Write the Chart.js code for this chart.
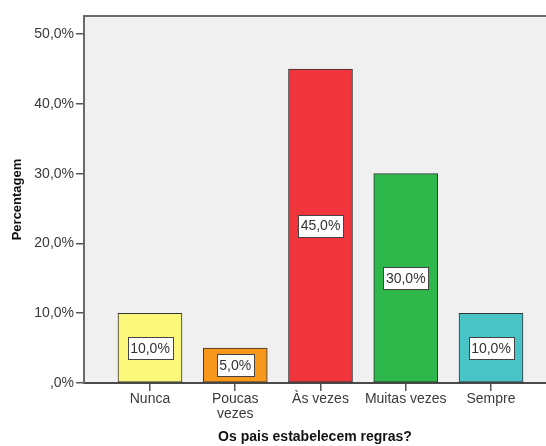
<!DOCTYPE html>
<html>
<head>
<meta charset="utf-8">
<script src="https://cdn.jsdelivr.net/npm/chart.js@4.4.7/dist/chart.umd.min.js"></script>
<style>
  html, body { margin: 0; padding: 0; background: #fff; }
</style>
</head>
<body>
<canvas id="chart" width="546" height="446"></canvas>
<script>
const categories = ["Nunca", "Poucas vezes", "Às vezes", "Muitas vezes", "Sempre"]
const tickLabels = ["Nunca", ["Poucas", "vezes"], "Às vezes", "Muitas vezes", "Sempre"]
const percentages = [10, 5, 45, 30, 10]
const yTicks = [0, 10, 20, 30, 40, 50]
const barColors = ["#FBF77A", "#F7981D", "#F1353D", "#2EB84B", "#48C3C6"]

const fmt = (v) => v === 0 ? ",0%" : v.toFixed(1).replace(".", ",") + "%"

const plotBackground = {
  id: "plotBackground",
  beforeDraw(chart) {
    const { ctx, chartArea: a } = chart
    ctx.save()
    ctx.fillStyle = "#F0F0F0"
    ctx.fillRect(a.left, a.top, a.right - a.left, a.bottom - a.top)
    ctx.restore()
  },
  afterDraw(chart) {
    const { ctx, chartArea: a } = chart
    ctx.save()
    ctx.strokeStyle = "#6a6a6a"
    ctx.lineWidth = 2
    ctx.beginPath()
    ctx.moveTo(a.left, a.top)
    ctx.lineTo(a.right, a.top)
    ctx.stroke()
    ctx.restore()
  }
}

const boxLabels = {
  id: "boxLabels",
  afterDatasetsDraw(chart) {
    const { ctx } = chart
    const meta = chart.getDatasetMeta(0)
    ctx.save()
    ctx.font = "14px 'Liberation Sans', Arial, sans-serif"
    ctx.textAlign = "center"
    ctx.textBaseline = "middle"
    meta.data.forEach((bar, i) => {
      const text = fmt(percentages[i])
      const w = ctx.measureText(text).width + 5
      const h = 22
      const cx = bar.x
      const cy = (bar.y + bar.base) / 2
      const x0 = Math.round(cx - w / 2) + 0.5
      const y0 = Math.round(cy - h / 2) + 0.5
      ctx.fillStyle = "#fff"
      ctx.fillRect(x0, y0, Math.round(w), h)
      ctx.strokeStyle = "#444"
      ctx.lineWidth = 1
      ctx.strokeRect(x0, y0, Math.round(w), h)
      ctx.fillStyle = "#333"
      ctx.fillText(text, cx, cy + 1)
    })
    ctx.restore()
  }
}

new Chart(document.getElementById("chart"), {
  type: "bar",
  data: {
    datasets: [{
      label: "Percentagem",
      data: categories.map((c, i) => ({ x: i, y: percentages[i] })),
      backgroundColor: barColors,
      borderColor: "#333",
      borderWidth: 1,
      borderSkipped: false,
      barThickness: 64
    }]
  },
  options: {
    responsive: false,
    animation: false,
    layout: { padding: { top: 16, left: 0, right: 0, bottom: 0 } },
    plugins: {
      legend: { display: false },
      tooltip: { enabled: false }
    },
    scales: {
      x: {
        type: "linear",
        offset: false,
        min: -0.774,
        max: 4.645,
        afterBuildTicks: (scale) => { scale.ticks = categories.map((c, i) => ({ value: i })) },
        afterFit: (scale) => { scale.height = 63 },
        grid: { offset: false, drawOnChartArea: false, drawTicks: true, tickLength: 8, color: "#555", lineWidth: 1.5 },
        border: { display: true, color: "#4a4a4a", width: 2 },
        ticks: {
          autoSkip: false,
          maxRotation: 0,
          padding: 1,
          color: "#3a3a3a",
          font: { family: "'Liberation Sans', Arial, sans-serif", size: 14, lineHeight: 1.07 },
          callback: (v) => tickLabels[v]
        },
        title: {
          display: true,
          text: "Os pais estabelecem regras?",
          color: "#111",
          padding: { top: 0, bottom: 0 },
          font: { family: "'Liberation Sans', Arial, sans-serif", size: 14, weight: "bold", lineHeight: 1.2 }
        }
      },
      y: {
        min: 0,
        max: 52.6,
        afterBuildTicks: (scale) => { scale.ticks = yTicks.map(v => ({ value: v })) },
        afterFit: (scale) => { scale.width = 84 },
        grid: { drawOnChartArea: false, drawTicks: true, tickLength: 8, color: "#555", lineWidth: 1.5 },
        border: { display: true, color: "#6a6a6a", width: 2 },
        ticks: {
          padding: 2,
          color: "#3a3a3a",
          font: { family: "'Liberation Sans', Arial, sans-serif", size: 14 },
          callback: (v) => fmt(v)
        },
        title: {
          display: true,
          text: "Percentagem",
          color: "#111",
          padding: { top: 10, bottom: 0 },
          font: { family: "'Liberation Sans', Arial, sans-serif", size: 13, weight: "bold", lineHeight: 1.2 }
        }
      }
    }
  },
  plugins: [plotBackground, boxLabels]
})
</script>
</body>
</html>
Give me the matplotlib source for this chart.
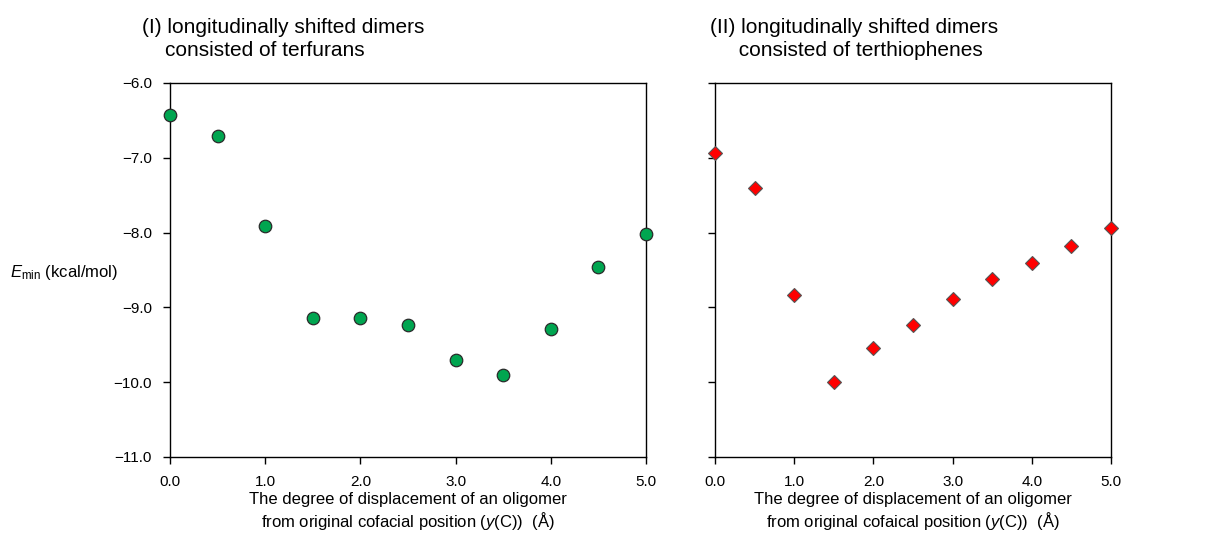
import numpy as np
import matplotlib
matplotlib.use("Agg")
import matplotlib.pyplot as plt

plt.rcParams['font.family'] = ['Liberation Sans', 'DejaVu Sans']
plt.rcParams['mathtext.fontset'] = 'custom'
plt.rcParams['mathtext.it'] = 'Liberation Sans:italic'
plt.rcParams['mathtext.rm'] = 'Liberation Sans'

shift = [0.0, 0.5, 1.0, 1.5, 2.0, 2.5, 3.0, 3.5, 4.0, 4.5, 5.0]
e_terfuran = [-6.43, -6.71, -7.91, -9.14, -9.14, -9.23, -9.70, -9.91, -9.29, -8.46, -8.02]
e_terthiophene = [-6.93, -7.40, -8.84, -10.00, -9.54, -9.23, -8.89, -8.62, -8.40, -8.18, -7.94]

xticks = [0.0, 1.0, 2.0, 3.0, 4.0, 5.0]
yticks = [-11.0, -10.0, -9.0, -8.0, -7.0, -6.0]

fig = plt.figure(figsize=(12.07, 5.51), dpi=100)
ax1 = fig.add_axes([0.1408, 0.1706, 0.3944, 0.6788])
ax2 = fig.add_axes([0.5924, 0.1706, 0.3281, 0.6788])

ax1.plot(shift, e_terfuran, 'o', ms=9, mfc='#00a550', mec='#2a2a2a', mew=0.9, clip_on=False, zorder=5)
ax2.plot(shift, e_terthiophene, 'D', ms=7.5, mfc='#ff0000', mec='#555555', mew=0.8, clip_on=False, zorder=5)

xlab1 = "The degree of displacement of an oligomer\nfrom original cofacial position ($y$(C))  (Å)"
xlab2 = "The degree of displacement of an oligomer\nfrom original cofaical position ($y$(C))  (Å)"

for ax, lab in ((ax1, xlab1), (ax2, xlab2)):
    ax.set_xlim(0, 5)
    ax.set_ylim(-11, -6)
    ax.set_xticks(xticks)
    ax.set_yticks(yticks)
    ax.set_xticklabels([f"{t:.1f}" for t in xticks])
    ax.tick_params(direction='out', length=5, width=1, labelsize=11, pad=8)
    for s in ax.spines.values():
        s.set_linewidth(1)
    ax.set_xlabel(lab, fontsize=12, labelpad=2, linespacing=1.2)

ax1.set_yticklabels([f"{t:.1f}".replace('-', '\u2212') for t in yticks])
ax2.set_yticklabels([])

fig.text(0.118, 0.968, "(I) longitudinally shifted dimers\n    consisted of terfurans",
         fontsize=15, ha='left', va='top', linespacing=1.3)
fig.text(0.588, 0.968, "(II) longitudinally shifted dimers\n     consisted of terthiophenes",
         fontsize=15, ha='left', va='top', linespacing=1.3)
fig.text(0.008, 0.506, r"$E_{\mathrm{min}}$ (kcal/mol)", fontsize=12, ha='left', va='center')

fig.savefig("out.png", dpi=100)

WORK INSTRUCTIONS: Repeat the data in full and exactly. Omit pictures.

TASK SOLUTION:
Write the Chart.js code for this chart.
<!DOCTYPE html>
<html>
<head>
<meta charset="utf-8">
<script src="https://cdn.jsdelivr.net/npm/chart.js@4.4.7/dist/chart.umd.min.js"></script>
<style>
  html, body { margin: 0; padding: 0; background: #fff; }
</style>
</head>
<body>
<canvas id="chart" width="546" height="446"></canvas>
<script>
const categories = ["Nunca", "Poucas vezes", "Às vezes", "Muitas vezes", "Sempre"]
const tickLabels = ["Nunca", ["Poucas", "vezes"], "Às vezes", "Muitas vezes", "Sempre"]
const percentages = [10, 5, 45, 30, 10]
const yTicks = [0, 10, 20, 30, 40, 50]
const barColors = ["#FBF77A", "#F7981D", "#F1353D", "#2EB84B", "#48C3C6"]

const fmt = (v) => v === 0 ? ",0%" : v.toFixed(1).replace(".", ",") + "%"

const plotBackground = {
  id: "plotBackground",
  beforeDraw(chart) {
    const { ctx, chartArea: a } = chart
    ctx.save()
    ctx.fillStyle = "#F0F0F0"
    ctx.fillRect(a.left, a.top, a.right - a.left, a.bottom - a.top)
    ctx.restore()
  },
  afterDraw(chart) {
    const { ctx, chartArea: a } = chart
    ctx.save()
    ctx.strokeStyle = "#6a6a6a"
    ctx.lineWidth = 2
    ctx.beginPath()
    ctx.moveTo(a.left, a.top)
    ctx.lineTo(a.right, a.top)
    ctx.stroke()
    ctx.restore()
  }
}

const boxLabels = {
  id: "boxLabels",
  afterDatasetsDraw(chart) {
    const { ctx } = chart
    const meta = chart.getDatasetMeta(0)
    ctx.save()
    ctx.font = "14px 'Liberation Sans', Arial, sans-serif"
    ctx.textAlign = "center"
    ctx.textBaseline = "middle"
    meta.data.forEach((bar, i) => {
      const text = fmt(percentages[i])
      const w = ctx.measureText(text).width + 5
      const h = 22
      const cx = bar.x
      const cy = (bar.y + bar.base) / 2
      const x0 = Math.round(cx - w / 2) + 0.5
      const y0 = Math.round(cy - h / 2) + 0.5
      ctx.fillStyle = "#fff"
      ctx.fillRect(x0, y0, Math.round(w), h)
      ctx.strokeStyle = "#444"
      ctx.lineWidth = 1
      ctx.strokeRect(x0, y0, Math.round(w), h)
      ctx.fillStyle = "#333"
      ctx.fillText(text, cx, cy + 1)
    })
    ctx.restore()
  }
}

new Chart(document.getElementById("chart"), {
  type: "bar",
  data: {
    datasets: [{
      label: "Percentagem",
      data: categories.map((c, i) => ({ x: i, y: percentages[i] })),
      backgroundColor: barColors,
      borderColor: "#333",
      borderWidth: 1,
      borderSkipped: false,
      barThickness: 64
    }]
  },
  options: {
    responsive: false,
    animation: false,
    layout: { padding: { top: 16, left: 0, right: 0, bottom: 0 } },
    plugins: {
      legend: { display: false },
      tooltip: { enabled: false }
    },
    scales: {
      x: {
        type: "linear",
        offset: false,
        min: -0.774,
        max: 4.645,
        afterBuildTicks: (scale) => { scale.ticks = categories.map((c, i) => ({ value: i })) },
        afterFit: (scale) => { scale.height = 63 },
        grid: { offset: false, drawOnChartArea: false, drawTicks: true, tickLength: 8, color: "#555", lineWidth: 1.5 },
        border: { display: true, color: "#4a4a4a", width: 2 },
        ticks: {
          autoSkip: false,
          maxRotation: 0,
          padding: 1,
          color: "#3a3a3a",
          font: { family: "'Liberation Sans', Arial, sans-serif", size: 14, lineHeight: 1.07 },
          callback: (v) => tickLabels[v]
        },
        title: {
          display: true,
          text: "Os pais estabelecem regras?",
          color: "#111",
          padding: { top: 0, bottom: 0 },
          font: { family: "'Liberation Sans', Arial, sans-serif", size: 14, weight: "bold", lineHeight: 1.2 }
        }
      },
      y: {
        min: 0,
        max: 52.6,
        afterBuildTicks: (scale) => { scale.ticks = yTicks.map(v => ({ value: v })) },
        afterFit: (scale) => { scale.width = 84 },
        grid: { drawOnChartArea: false, drawTicks: true, tickLength: 8, color: "#555", lineWidth: 1.5 },
        border: { display: true, color: "#6a6a6a", width: 2 },
        ticks: {
          padding: 2,
          color: "#3a3a3a",
          font: { family: "'Liberation Sans', Arial, sans-serif", size: 14 },
          callback: (v) => fmt(v)
        },
        title: {
          display: true,
          text: "Percentagem",
          color: "#111",
          padding: { top: 10, bottom: 0 },
          font: { family: "'Liberation Sans', Arial, sans-serif", size: 13, weight: "bold", lineHeight: 1.2 }
        }
      }
    }
  },
  plugins: [plotBackground, boxLabels]
})
</script>
</body>
</html>
Give me the matplotlib source for this chart.
import numpy as np
import matplotlib
matplotlib.use("Agg")
import matplotlib.pyplot as plt

plt.rcParams['font.family'] = ['Liberation Sans', 'DejaVu Sans']
plt.rcParams['mathtext.fontset'] = 'custom'
plt.rcParams['mathtext.it'] = 'Liberation Sans:italic'
plt.rcParams['mathtext.rm'] = 'Liberation Sans'

shift = [0.0, 0.5, 1.0, 1.5, 2.0, 2.5, 3.0, 3.5, 4.0, 4.5, 5.0]
e_terfuran = [-6.43, -6.71, -7.91, -9.14, -9.14, -9.23, -9.70, -9.91, -9.29, -8.46, -8.02]
e_terthiophene = [-6.93, -7.40, -8.84, -10.00, -9.54, -9.23, -8.89, -8.62, -8.40, -8.18, -7.94]

xticks = [0.0, 1.0, 2.0, 3.0, 4.0, 5.0]
yticks = [-11.0, -10.0, -9.0, -8.0, -7.0, -6.0]

fig = plt.figure(figsize=(12.07, 5.51), dpi=100)
ax1 = fig.add_axes([0.1408, 0.1706, 0.3944, 0.6788])
ax2 = fig.add_axes([0.5924, 0.1706, 0.3281, 0.6788])

ax1.plot(shift, e_terfuran, 'o', ms=9, mfc='#00a550', mec='#2a2a2a', mew=0.9, clip_on=False, zorder=5)
ax2.plot(shift, e_terthiophene, 'D', ms=7.5, mfc='#ff0000', mec='#555555', mew=0.8, clip_on=False, zorder=5)

xlab1 = "The degree of displacement of an oligomer\nfrom original cofacial position ($y$(C))  (Å)"
xlab2 = "The degree of displacement of an oligomer\nfrom original cofaical position ($y$(C))  (Å)"

for ax, lab in ((ax1, xlab1), (ax2, xlab2)):
    ax.set_xlim(0, 5)
    ax.set_ylim(-11, -6)
    ax.set_xticks(xticks)
    ax.set_yticks(yticks)
    ax.set_xticklabels([f"{t:.1f}" for t in xticks])
    ax.tick_params(direction='out', length=5, width=1, labelsize=11, pad=8)
    for s in ax.spines.values():
        s.set_linewidth(1)
    ax.set_xlabel(lab, fontsize=12, labelpad=2, linespacing=1.2)

ax1.set_yticklabels([f"{t:.1f}".replace('-', '\u2212') for t in yticks])
ax2.set_yticklabels([])

fig.text(0.118, 0.968, "(I) longitudinally shifted dimers\n    consisted of terfurans",
         fontsize=15, ha='left', va='top', linespacing=1.3)
fig.text(0.588, 0.968, "(II) longitudinally shifted dimers\n     consisted of terthiophenes",
         fontsize=15, ha='left', va='top', linespacing=1.3)
fig.text(0.008, 0.506, r"$E_{\mathrm{min}}$ (kcal/mol)", fontsize=12, ha='left', va='center')

fig.savefig("out.png", dpi=100)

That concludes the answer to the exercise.